Like most public men of his age and region, Russell was an unapologetic white supremacist. During his first run for the legislature, in 1920, he solicited the “the support and influence of every white voter and, if elected, I pledge to serve you acceptably”—a position that made sense, as Georgia’s Democratic primaries were white only. When the Atlanta Independent, a black newspaper, endorsed his candidacy for governor in 1930, Russell disavowed the support, claiming that his opponent had paid the paper’s editor to imply spuriously that the candidate supported civil rights.

Yet Russell hailed from a particular Southern tradition. His variety of white supremacy was patrician and genteel. He abhorred populists like Eugene Talmadge, his successor as governor and opponent for nomination to a full Senate term in 1936. Where Talmadge invoked ugly racial rhetoric from the stump, Russell eschewed wild gesticulation and angry racial rants. He affirmed that America was “a white man’s country, yes, and we are going to keep it that way.” He steadfastly opposed “political and social equality with the Negro.” But it was a matter of tone.

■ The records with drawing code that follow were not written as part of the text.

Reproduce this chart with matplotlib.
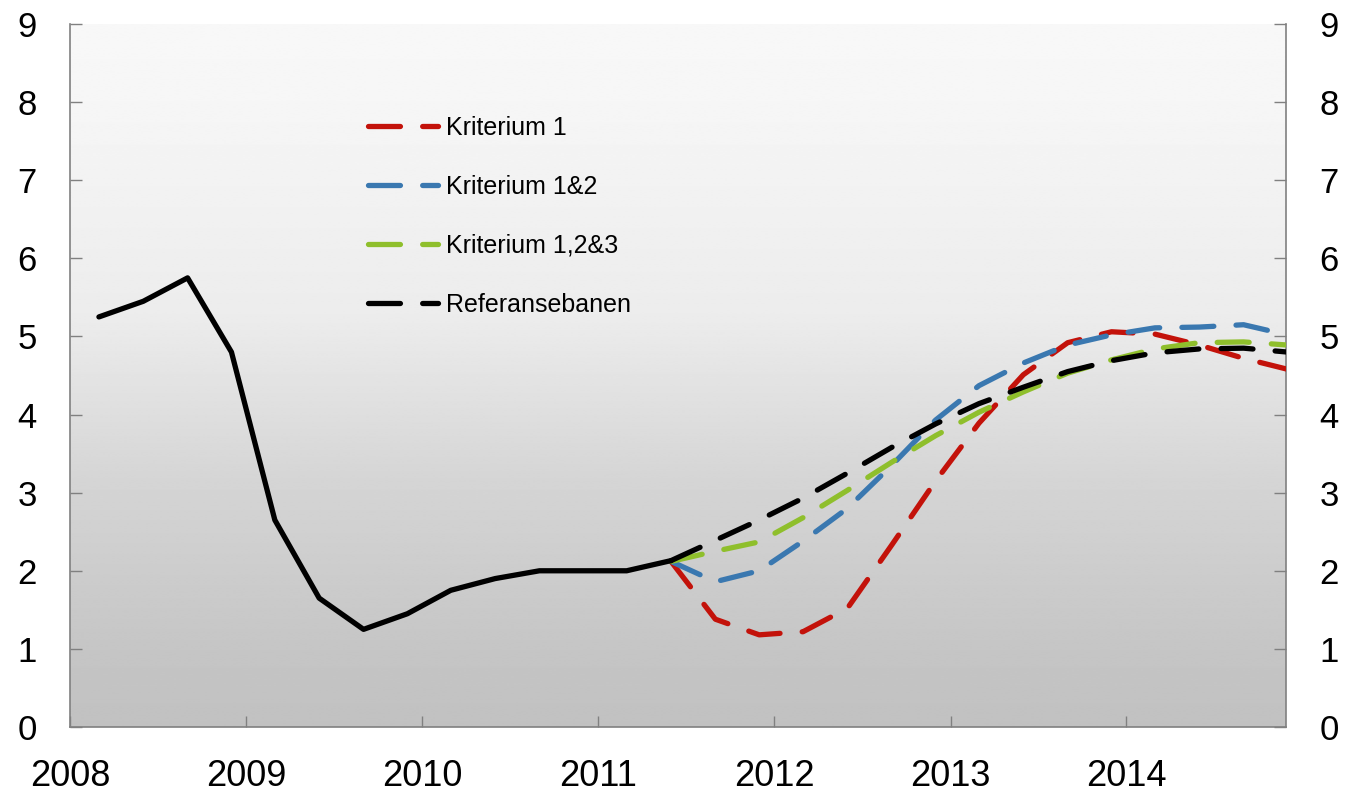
import numpy as np
import pandas as pd
import matplotlib
matplotlib.use('Agg')
import matplotlib.pyplot as plt
import matplotlib.dates as mdates

plt.rcParams['font.family'] = ['Liberation Sans', 'DejaVu Sans']
plt.rcParams['lines.scale_dashes'] = False

# historisk styringsrente, kvartalsvis (mars 2008 - juni 2011)
hist_dates = pd.date_range('2008-03-01', '2011-06-01', freq='3MS')
hist = [5.25, 5.45, 5.75, 4.8, 2.65, 1.65, 1.25, 1.45, 1.75, 1.9, 2.0, 2.0, 2.0, 2.13]

# rentebaner (juni 2011 - desember 2014)
path_dates = pd.date_range('2011-06-01', '2014-12-01', freq='3MS')
krit1 = [2.12, 1.38, 1.18, 1.22, 1.52, 2.33, 3.15, 3.89, 4.51, 4.92, 5.06, 5.03, 4.89, 4.72, 4.58]
krit12 = [2.12, 1.86, 2.0, 2.38, 2.80, 3.35, 3.93, 4.37, 4.66, 4.89, 5.02, 5.11, 5.12, 5.15, 5.02]
krit123 = [2.12, 2.25, 2.37, 2.68, 3.03, 3.39, 3.73, 4.03, 4.29, 4.53, 4.70, 4.84, 4.92, 4.93, 4.89]
referanse = [2.13, 2.39, 2.65, 2.93, 3.25, 3.58, 3.88, 4.14, 4.35, 4.55, 4.69, 4.79, 4.84, 4.85, 4.80]

labels = ['Kriterium 1', 'Kriterium 1&2', 'Kriterium 1,2&3', 'Referansebanen']
colors = ['#c3120a', '#3a78b0', '#8fbf2c', '#000000']
years = [2008, 2009, 2010, 2011, 2012, 2013, 2014]

fig = plt.figure(figsize=(13.48, 7.97), dpi=100)
ax = fig.add_axes([70 / 1348, 1 - 727 / 797, 1216 / 1348, 703 / 797])

# gradert bakgrunn (lys øverst, grå nederst)
stops = [0.0, 0.1, 0.25, 0.35, 0.58, 0.89, 1.0]
greys = [0.757, 0.772, 0.81, 0.835, 0.925, 0.965, 0.972]
g = np.interp(np.linspace(0, 1, 400), stops, greys)
grad = np.repeat(g[:, None], 2, axis=1)
ax.imshow(grad, extent=[0, 1, 0, 1], transform=ax.transAxes, origin='lower',
          cmap='gray', vmin=0, vmax=1, aspect='auto', zorder=0, interpolation='bilinear')

lw = 3.8
dash = (0, (23, 16))
for vals, c, lab in zip([krit1, krit12, krit123, referanse], colors, labels):
    ax.plot(path_dates, vals, color=c, lw=lw, linestyle=dash, dash_capstyle='round',
            solid_joinstyle='round', label=lab, zorder=3)
ax.plot(hist_dates, hist, color='black', lw=lw, solid_capstyle='round',
        solid_joinstyle='round', zorder=4)

ax.set_xlim(pd.Timestamp('2008-01-01'), pd.Timestamp('2014-11-28'))
ax.set_ylim(0, 9)
ax.set_yticks(range(0, 10))
ax.set_xticks([pd.Timestamp(f'{y}-01-01') for y in years])
ax.xaxis.set_major_formatter(mdates.DateFormatter('%Y'))

for s in ['left', 'right', 'bottom']:
    ax.spines[s].set_color('#808080')
    ax.spines[s].set_linewidth(1.2)
ax.spines['top'].set_visible(False)

ax.tick_params(axis='y', which='both', direction='in', length=8.6, width=1,
               color='#808080', left=True, right=True, labelleft=True,
               labelright=True, labelsize=25, pad=24)
ax.tick_params(axis='x', direction='in', length=8, width=1, color='#808080',
               labelsize=26, pad=23)

leg = ax.legend(loc='upper left', bbox_to_anchor=((368.5 - 70) / 1216, (727 - 116) / 703),
                frameon=False, fontsize=18, borderpad=0, borderaxespad=0,
                handlelength=2.8, handletextpad=0.3, labelspacing=1.4)

fig.savefig('out.png', dpi=100)
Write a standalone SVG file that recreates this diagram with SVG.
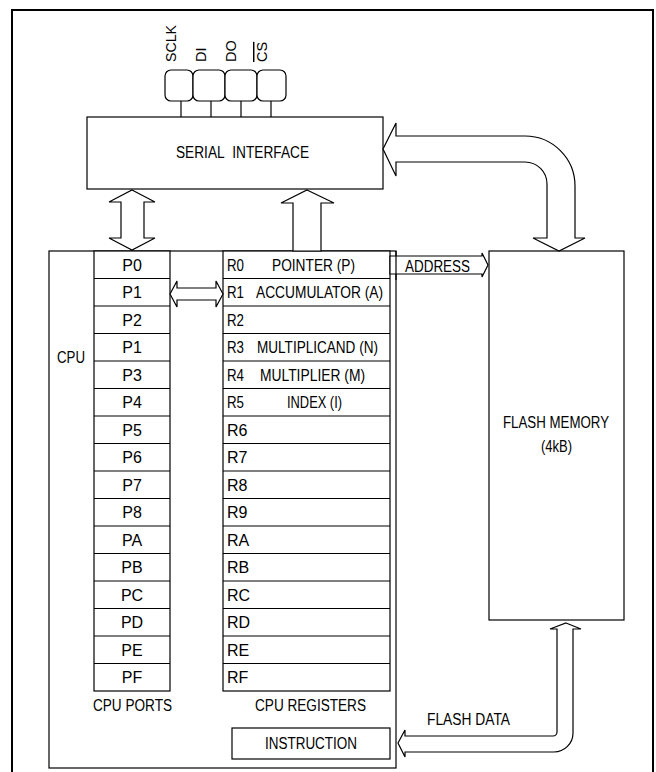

“When a politician runs out of arguments,” Russell told a packed rally, “when he hasn’t any more soap and knows that in the minds of the people he is convicted of pure cussedness in keeping the old people of Georgia from getting their pensions, then he comes in hollering ‘nigger,’ ‘nigger,’ nigger.’” (Remarkably, Russell’s later protégé and close friend, Lyndon Johnson, would deliver an almost identical speech in New Orleans in 1964. But where LBJ opposed the politics and substance of race baiting, Russell’s concern was purely cosmetic.)